O dinheiro que deveria servir para alimentar e atender às necessidades básicas dos que não têm outra fonte de renda durante a pandemia e que se expôs à chuva, ao sol e aos riscos da contaminação em filas sem fim nas portas dos bancos, chegou à conta, por exemplo, de 6.315 proprietários de carros considerados de luxo em Pernambuco. “Tomamos como base veículos que valem a partir de 60 mil”, conta Fábio Araújo, superintendente da CGU em Pernambuco. Assim, a controladoria descobriu, entre os beneficiados pelo auxílio emergencial no estado, donos de carros como Porsche, Land Rover, Toyota Hilux, Mitsubishi Pajero e BMW. “São carros cujos valores vão de R$ 200, 300 mil até mais de R$ 1 milhão”, explica o jornalista Silvio Menezes, especialista em veículos e apresentador do programa Carro Arretado, da TV Jornal. “Vai depender do modelo e do ano de cada um.”
Também na relação dos pagamentos indevidos estão donos de lanchas, veleiros e motos aquáticas: 811 no total - e, mais uma vez, números relativos apenas a Pernambuco. “Em regra, analisamos se o beneficiário tem patrimônio incompatível com alguém que necessita do auxílio, se tem sinais exteriores de riqueza”, explica Fábio Araújo. “Mas reforço que sempre investigamos se o nome da pessoa que solicitou o benefício está sendo usado indevidamente, se há qualquer esquema com laranjas.”
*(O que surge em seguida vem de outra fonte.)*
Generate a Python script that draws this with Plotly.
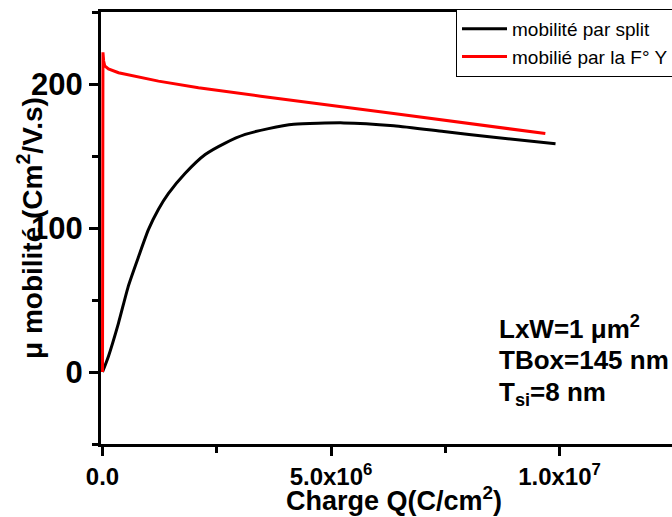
import plotly.graph_objects as go

# ---- data ----
split_q = [0, 1.31e5, 3.5e5, 5.69e5, 7.88e5, 1.007e6, 1.225e6, 1.444e6, 1.81e6,
           2.247e6, 2.685e6, 3.123e6, 3.632e6, 4.186e6, 5.28e6, 6.374e6,
           7.468e6, 8.562e6, 9.913e6]
split_mu = [0, 11, 34, 60, 80, 99, 113, 124, 138,
            151, 159, 165, 169, 172, 173, 171,
            167, 163, 158.5]

y_q = [0, 1.0e4, 2.5e4, 5e4, 1.3e5, 3.5e5, 1.225e6, 2.1e6, 3.46e6, 6.37e6, 9.69e6]
y_mu = [0, 222, 216, 212.5, 210.5, 207.8, 202, 197.4, 191.5, 179.5, 165.6]

x_tickvals = [0, 5e6, 1e7]
x_ticktext = ["0.0", "5.0x10<sup>6</sup>", "1.0x10<sup>7</sup>"]
y_tickvals = [0, 100, 200]
y_ticktext = ["0", "100", "200"]

FONT = "Liberation Sans, Arial, sans-serif"

fig = go.Figure()
fig.add_trace(go.Scatter(x=split_q, y=split_mu, mode="lines",
                         name="mobilité par split",
                         line=dict(color="black", width=3, shape="spline", smoothing=0.6)))
fig.add_trace(go.Scatter(x=y_q, y=y_mu, mode="lines",
                         name="mobilié par la F° Y",
                         line=dict(color="#ff0000", width=3)))

px_per_q = 228.5 / 5e6
fig.update_layout(
    width=672, height=517,
    margin=dict(l=101, r=0, t=12, b=73, autoexpand=False),
    paper_bgcolor="white", plot_bgcolor="white",
    font=dict(family=FONT, color="black"),
    showlegend=True,
    legend=dict(x=(456 - 101) / 571, y=1 + 3 / 432, xanchor="left", yanchor="top",
                bordercolor="black", borderwidth=1, bgcolor="white",
                font=dict(size=19, family=FONT), itemwidth=45,
                tracegroupgap=0),
    xaxis=dict(range=[-1.5 / px_per_q, 569.5 / px_per_q],
               tickmode="array", tickvals=x_tickvals, ticktext=x_ticktext,
               ticks="outside", ticklen=9, tickwidth=2.5, tickcolor="black",
               showline=True, linewidth=3, linecolor="black", mirror=True,
               showgrid=False, zeroline=False, layer="below traces",
               automargin=False,
               tickfont=dict(size=24, family=FONT, weight="bold"),
               minor=dict(ticks="outside", ticklen=6, tickwidth=2.5, tickcolor="black",
                          dtick=2.5e6, tick0=0, showgrid=False)),
    yaxis=dict(range=[-50, 250],
               tickmode="array", tickvals=y_tickvals, ticktext=y_ticktext,
               ticks="outside", ticklen=9, tickwidth=2.5, tickcolor="black",
               showline=True, linewidth=3, linecolor="black", mirror=False,
               showgrid=False, zeroline=False, layer="below traces",
               automargin=False,
               tickfont=dict(size=31, family=FONT, weight="bold"),
               minor=dict(ticks="outside", ticklen=6, tickwidth=2.5, tickcolor="black",
                          dtick=50, tick0=0, showgrid=False)),
)

def ax_x(px):
    return (px - 101) / 571

def ax_y(py):
    return (444 - py) / 432

annos = [
    dict(text="<b>μ mobilité (Cm<sup>2</sup>/V.s)</b>", x=ax_x(30), y=ax_y(228),
         textangle=-90, size=28),
    dict(text="<b>Charge Q(C/cm<sup>2</sup>)</b>", x=ax_x(394), y=ax_y(499),
         textangle=0, size=27),
]
for a in annos:
    fig.add_annotation(text=a["text"], xref="paper", yref="paper", x=a["x"], y=a["y"],
                       xanchor="center", yanchor="middle", textangle=a["textangle"],
                       showarrow=False, font=dict(size=a["size"], family=FONT, color="black"))

labels = ["<b>LxW=1 μm<sup>2</sup></b>", "<b>TBox=145 nm</b>", "<b>T<sub>si</sub>=8 nm</b>"]
label_y = [327, 360, 393]
for t, yy in zip(labels, label_y):
    fig.add_annotation(text=t, xref="paper", yref="paper", x=ax_x(497), y=ax_y(yy),
                       xanchor="left", yanchor="middle", showarrow=False,
                       font=dict(size=26, family=FONT, color="black"))

fig.write_html("out.html",
               config={"displayModeBar": False},
               post_script="document.body.style.margin='0';"
                           "document.body.style.overflow='hidden';")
Na relação de irregularidades ainda se destacam os sócios de empresas como construtoras, hospitais e escritórios de advocacia. Um total de 4.324 delas têm mais de 10 empregados; outras 300 empregam mais de 50 pessoas. “Os sócios dessas empresas figuram como beneficiários de auxílio emergencial. Também aqui vale ressaltar que podemos ter gente que foi lesada, que é sócio fantasma de empresa, sem nem saber que é. E isso está sendo verificado.”
Outra curiosidade: entre os pernambucanos que receberam auxílio emergencial, oito deles doaram mais de R$ 10 mil a candidatos na última eleição. Um total de 750 não moram no país, vivem no exterior. Entre os brasileiros que requereram o benefício, 6 mil pessoas têm residência fixa em outros países.
Ainda receberam o auxílio 200 detentos que estão no sistema prisional de Pernambuco e já contam outro benefício, o auxílio reclusão.
Servidores Públicos
Dos 398 mil agentes remunerados pela administração pública de todo o Brasil que receberam o dinheiro para socorrer necessitados durante a pandemia, 17.500 trabalham em Pernambuco, com vínculo em quase 300 instituições, entre prefeituras, câmaras municipais e autarquias. Cerca de 2 mil estão ligados à gestão pública federal: 60% são militares; 40% civis. “O principal critério para receber o benefício é não ter emprego e renda formalizados. Então, o simples fato de ser servidor público já configura um recebimento absolutamente indevido”, reforça Araújo. Sobre os militares que receberam indevidamente, ele revela que o Ministério da Defesa foi notificado e se comprometeu a fazer desconto em folha, no caso de o militar não fazer a imediata devolução do dinheiro.
Cruzamento
Para chegar às irregularidades, a Controladoria Geral da União cruza um número incalculável de dados, como informações de cadastros de CPF, CNPJ, cadastro único e FGTS. Em relação aos servidores públicos de Pernambuco, o levantamento é resultado de trabalho realizado em parceria com Tribunal de Contas do Estado, e considerada “imprescindível”, segundo o superintendente Fábio Araújo. A partir do levantamento, as irregularidades são informadas ao Ministério da Cidadania para que haja a suspensão imediata do pagamento e seja encaminhado o processo de ressarcimento aos cofres públicos.
“Estipulamos que, aqui em Pernambuco, quem for notificado tem 10 dias para justificar o recebimento”, conta Araújo, que revela depender também do apoio das prefeituras para que notifiquem os agentes públicos.
“Toda a nossa atividade tem por premissa a aplicação correta dos recursos públicos. O programa de auxílio emergencial tem objetivo específico que foi frontalmente ferido: em regra, ele deve auxiliar pessoas que estão ou ficaram sem condições de sustento básico: alimentação, por exemplo”, lembra o superintendente da CGU. “Quando você se depara com gente usando dessa forma os recursos públicos, isso chega a ser aviltante.”